Private insurers won't carry it for the same reason they won't insure homes built on Navy bombing ranges. They don't believe barrier islands, mangrove swamps, and low-lying beaches are sensible places to build, particularly now that hurricane seasons are turning nastier. See, scientists have discovered that the East Coast experiences 25- to 45-year storm cycles. And we're in a new one now.
Forty-five years ago, you couldn't get a mortgage for high-risk beachfront building. But then FEMA assumed the risk and the coastal real-estate market boomed.
Ironically, FEMA is best known for post-disaster relief. The whole thing reminds me of those firemen turned arsonists. When they finally got caught, they talked about the rush they got going into the flames to rescue their victims. The one difference of course is our tax-money doesn't buy the arsonists' gas. But it does subsidize the flood insurance.
Trust me, there are more sensible models for living safely by the sea. When Hurricane Opal hit the Florida panhandle in 1995, towns like Destin and Dune-Allen were devastated. But the town of Seaside, 280 old Florida-style frame homes set back behind the dunes, came out unscathed.

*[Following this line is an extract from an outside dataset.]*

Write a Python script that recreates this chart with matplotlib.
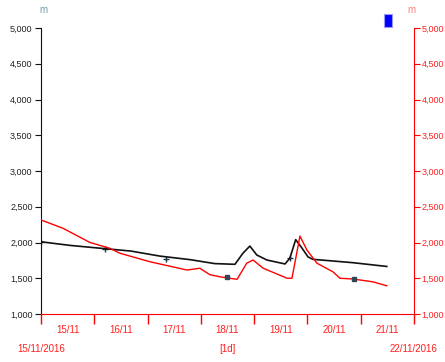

Seaside sited its homes behind protective sand dunes. The town also used tough building standards designed to resist whistling winds, sank foundation pilings deep in the ground, and planted lots of native trees and grasses to secure the dunes and buffer the houses.
It used to be that everyone there built well back from the beach, the founding developer of Seaside tells me. That is, before federal flood insurance made stupidity feasible.